For this reason, I found it easier to remove more shingles, all the way to the roof line, so that I had fewer to weave in under others with nails. This decision was made easier because I had extra shingles stored in my crawlspace from an earlier repair so I didn't need to consider saving them or running out to buy more.

I used a level and chalk to keep the shingles as straight as possible and I tried to follow the guidelines on spacing and overlapping. Because this is a southern exposure and the existing shingles have shrunken quite a bit, I kept my spacing relatively tight in anticipation of there being quite a bit of shrinkage on these new ones too.

Shingles score and cut pretty easily with a box cutter with a fresh blade -even across the grain which was necessary for the topmost shingles.

Not bad! Ben Franklin was right, you can do anything you set your mind to...This took me about 4 or 5 hours total, btw. Too bad the trim needs paint, and asap.


Cardboard Cube

I have been hoarding cardboard for almost a year now in order to make a little cube of a stool for my living room. I know this look will not be for everyone but I have had a love affair with cardboard for some time now.

I made these pieces when I was still a Graduate student at RISD in the mid 90's. I was inspired to work in cardboard from Frank Ghery's Easy Edges pieces from the early 1970's, mostly because I just loved the texture of the sliced up corregated edges. This was a major turning point for me in my own design process and thinking. Up to this point, I had only worked in wood, which is a long, arduous and exacting process, whereas cardboard is fast and intuitive and forgiving. In other words, I realized that working in hardwood was sort of boring and a drag, whereas cardboard was fast and fun.

This cube sort of reminds me the plywood cube Tom Sachs made with zero waste. It is at the same time minimalist and then not. Just as an funny aside, Tom Sachs made that cube when working in the wood shop of none other than...Frank Ghery.  
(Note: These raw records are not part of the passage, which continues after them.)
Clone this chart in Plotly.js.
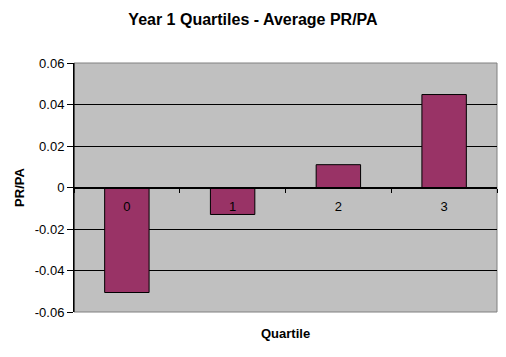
<!DOCTYPE html>
<html>
<head>
<meta charset="utf-8">
<script src="https://cdn.plot.ly/plotly-3.0.1.min.js"></script>
<style>html,body{margin:0;padding:0;background:#fff;}#chart{width:506px;height:357px;}</style>
</head>
<body>
<div id="chart"></div>
<script>
var quartiles = ["0", "1", "2", "3"];
var avgPRPA = [-0.0506, -0.013, 0.011, 0.0448];
var yTickVals = [-0.06, -0.04, -0.02, 0, 0.02, 0.04, 0.06];
var yTickText = ["-0.06", "-0.04", "-0.02", "0", "0.02", "0.04", "0.06"];
var chartTitle = "Year 1 Quartiles - Average PR/PA";
var xTitle = "Quartile";
var yTitle = "PR/PA";

var FONT = "Liberation Sans, Arial, sans-serif";

var trace = {
  type: "bar",
  x: quartiles,
  y: avgPRPA,
  width: 0.42,
  marker: {color: "#993366", line: {color: "#000000", width: 1}},
  hoverinfo: "none"
};

var layout = {
  width: 506, height: 357,
  margin: {l: 74, r: 9, t: 63, b: 45, pad: 0},
  paper_bgcolor: "#ffffff",
  plot_bgcolor: "#c0c0c0",
  showlegend: false,
  font: {family: FONT, size: 13, color: "#000"},
  title: {text: chartTitle, font: {family: FONT, size: 16, color: "#000", weight: "bold"},
          x: 0.5, xanchor: "center", xref: "container", y: 0.945, yanchor: "middle", yref: "container"},
  xaxis: {
    type: "category",
    anchor: "free", position: 0.5,
    showline: true, linecolor: "#000", linewidth: 1,
    ticks: "outside", ticklen: 4, tickcolor: "#000", tickwidth: 1,
    tickson: "boundaries",
    ticklabelstandoff: 7,
    showgrid: false, zeroline: false,
    tickfont: {family: FONT, size: 13, color: "#000"},
    range: [-0.5, 3.5], fixedrange: true
  },
  yaxis: {
    range: [-0.06, 0.06],
    tickvals: yTickVals, ticktext: yTickText,
    showgrid: true, gridcolor: "#000", gridwidth: 1,
    zeroline: false,
    showline: true, linecolor: "#000", linewidth: 1,
    ticks: "outside", ticklen: 6, tickcolor: "#000",
    tickfont: {family: FONT, size: 13, color: "#000"},
    title: {text: yTitle, font: {family: FONT, size: 13, color: "#000", weight: "bold"}, standoff: 7},
    fixedrange: true
  },
  shapes: [
    {type: "rect", xref: "paper", yref: "paper", x0: 0, x1: 1, y0: 0, y1: 1,
     line: {color: "#808080", width: 1}, fillcolor: "rgba(0,0,0,0)", layer: "below"},
    {type: "line", xref: "paper", yref: "paper", x0: 0, x1: 0, y0: 0, y1: 1,
     line: {color: "#000", width: 1}}
  ],
  annotations: [
    {text: "<b>" + xTitle + "</b>", xref: "paper", yref: "paper", x: 0.5, y: -0.088,
     xanchor: "center", yanchor: "middle", showarrow: false,
     font: {family: FONT, size: 13, color: "#000"}}
  ]
};

Plotly.newPlot("chart", [trace], layout, {displayModeBar: false, staticPlot: true});
</script>
</body>
</html>
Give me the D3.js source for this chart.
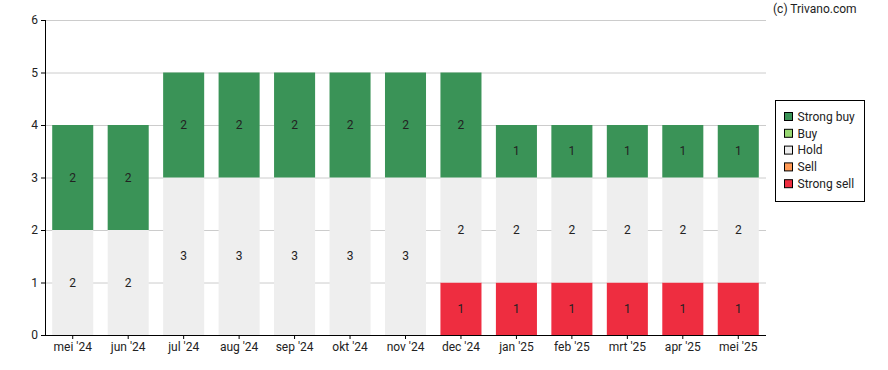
<!DOCTYPE html>
<html lang="nl">
<head>
<meta charset="utf-8">
<title>Adviezen</title>
<script src="https://cdn.jsdelivr.net/npm/d3@7"></script>
<style>
  body { margin: 0; background: #fff; }
  svg { font-family: Roboto, "Liberation Sans", Arial, sans-serif; display: block; }
</style>
</head>
<body>
<svg width="888" height="370"></svg>
<script>
  // data
  var months = ["mei '24", "jun '24", "jul '24", "aug '24", "sep '24", "okt '24", "nov '24",
                "dec '24", "jan '25", "feb '25", "mrt '25", "apr '25", "mei '25"];
  var strongBuy  = [2, 2, 2, 2, 2, 2, 2, 2, 1, 1, 1, 1, 1];
  var buy        = [0, 0, 0, 0, 0, 0, 0, 0, 0, 0, 0, 0, 0];
  var hold       = [2, 2, 3, 3, 3, 3, 3, 2, 2, 2, 2, 2, 2];
  var sell       = [0, 0, 0, 0, 0, 0, 0, 0, 0, 0, 0, 0, 0];
  var strongSell = [0, 0, 0, 0, 0, 0, 0, 1, 1, 1, 1, 1, 1];
  var yTicks = [0, 1, 2, 3, 4, 5, 6];

  var seriesNames = ["Strong buy", "Buy", "Hold", "Sell", "Strong sell"];
  var colors = {"Strong buy": "#3a9357", "Buy": "#98d872", "Hold": "#eeeeee", "Sell": "#ff9955", "Strong sell": "#ee2d40"};

  var rows = months.map(function(m, i) {
    return {month: m, "Strong sell": strongSell[i], "Sell": sell[i], "Hold": hold[i], "Buy": buy[i], "Strong buy": strongBuy[i]};
  });

  var svg = d3.select("svg");
  var plotL = 45, plotR = 766, plotT = 20, plotB = 335;

  var x = d3.scaleBand().domain(months).range([plotL, plotR]).paddingInner(0.26).paddingOuter(0.13);
  var y = d3.scaleLinear().domain([0, 6]).range([plotB, plotT]);

  // grid
  svg.append("g").selectAll("line")
    .data(yTicks.filter(function(d) { return d > 0; }))
    .enter().append("line")
      .attr("x1", plotL).attr("x2", plotR)
      .attr("y1", function(d) { return y(d) + 0.5; }).attr("y2", function(d) { return y(d) + 0.5; })
      .attr("stroke", "#cccccc").attr("stroke-width", 1);

  var stack = d3.stack().keys(["Strong sell", "Sell", "Hold", "Buy", "Strong buy"]);
  var layers = stack(rows);

  var layer = svg.append("g").selectAll("g")
    .data(layers)
    .enter().append("g")
      .attr("fill", function(d) { return colors[d.key]; });

  layer.selectAll("rect")
    .data(function(d) { return d.filter(function(p) { return p[1] > p[0]; }); })
    .enter().append("rect")
      .attr("x", function(d) { return x(d.data.month); })
      .attr("width", x.bandwidth())
      .attr("y", function(d) { return y(d[1]); })
      .attr("height", function(d) { return y(d[0]) - y(d[1]); });

  layer.selectAll("text")
    .data(function(d) { return d.filter(function(p) { return p[1] > p[0]; }); })
    .enter().append("text")
      .attr("x", function(d) { return x(d.data.month) + x.bandwidth() / 2; })
      .attr("y", function(d) { return (y(d[0]) + y(d[1])) / 2; })
      .attr("dy", "0.35em")
      .attr("text-anchor", "middle")
      .attr("fill", "#222")
      .style("font-size", "12px")
      .text(function(d) { return d[1] - d[0]; });

  // axes
  var yAxis = svg.append("g")
    .attr("transform", "translate(" + plotL + ",0)")
    .call(d3.axisLeft(y).tickValues(yTicks).tickSize(4).tickPadding(3).tickFormat(d3.format("d")));
  yAxis.select("path").attr("stroke", "#000").attr("d", "M0.5," + plotT + "V" + (plotB + 0.5));

  var xAxis = svg.append("g")
    .attr("transform", "translate(0," + plotB + ")")
    .call(d3.axisBottom(x).tickSize(4).tickPadding(3));
  xAxis.select("path").attr("stroke", "#000").attr("d", "M" + plotL + ",0.5H" + plotR);

  [yAxis, xAxis].forEach(function(a) {
    a.selectAll("line").attr("stroke", "#000");
    a.selectAll("text").attr("fill", "#222").style("font-size", "12px").style("font-family", "Roboto, sans-serif");
  });

  svg.append("text")
    .attr("x", 773).attr("y", 13)
    .attr("fill", "#222").style("font-size", "12px")
    .text("(c) Trivano.com");

  // legend
  var lg = svg.append("g");
  lg.append("rect")
    .attr("x", 775.5).attr("y", 100.5).attr("width", 89).attr("height", 101)
    .attr("fill", "#fff").attr("stroke", "#000");
  var item = lg.selectAll("g")
    .data(seriesNames)
    .enter().append("g")
      .attr("transform", function(d, i) { return "translate(784.5," + (112.5 + i * 16.8) + ")"; });
  item.append("rect")
    .attr("width", 8).attr("height", 8)
    .attr("fill", function(d) { return colors[d]; })
    .attr("stroke", "#000");
  item.append("text")
    .attr("x", 13).attr("y", 4).attr("dy", "0.35em")
    .attr("fill", "#222").style("font-size", "12px")
    .text(function(d) { return d; });
</script>
</body>
</html>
Because I no longer have a woodshop, this took a little time to make. Previously I sliced up my cardboard on a table saw, or if I wanted a more feathery edge, I used a bandsaw. For this, I used a razor blade. Oooof. 

I cut my cardboard on the diagonal, so that I didn't have two distinct sides (one running with the corregation, the other across it). I like the variation that I got with the different recycled boxes I used.  

In order to give the top texture, I ripped off the top layer of paper and exposed the corregation on the top sheet. My experience with cardboard is that it is super durable and if cut up in this way, it only gets better with age.

Glue up is very simple with a foam roller and Elmers.

I would glue about 4 or 5 sheets and then stand on it for a few moments to get a tighter seal. I eyeballed the alignment for squareness.

We use this as a stool and a side table to hold drinks.

Hope you enjoyed this little project. I sure did.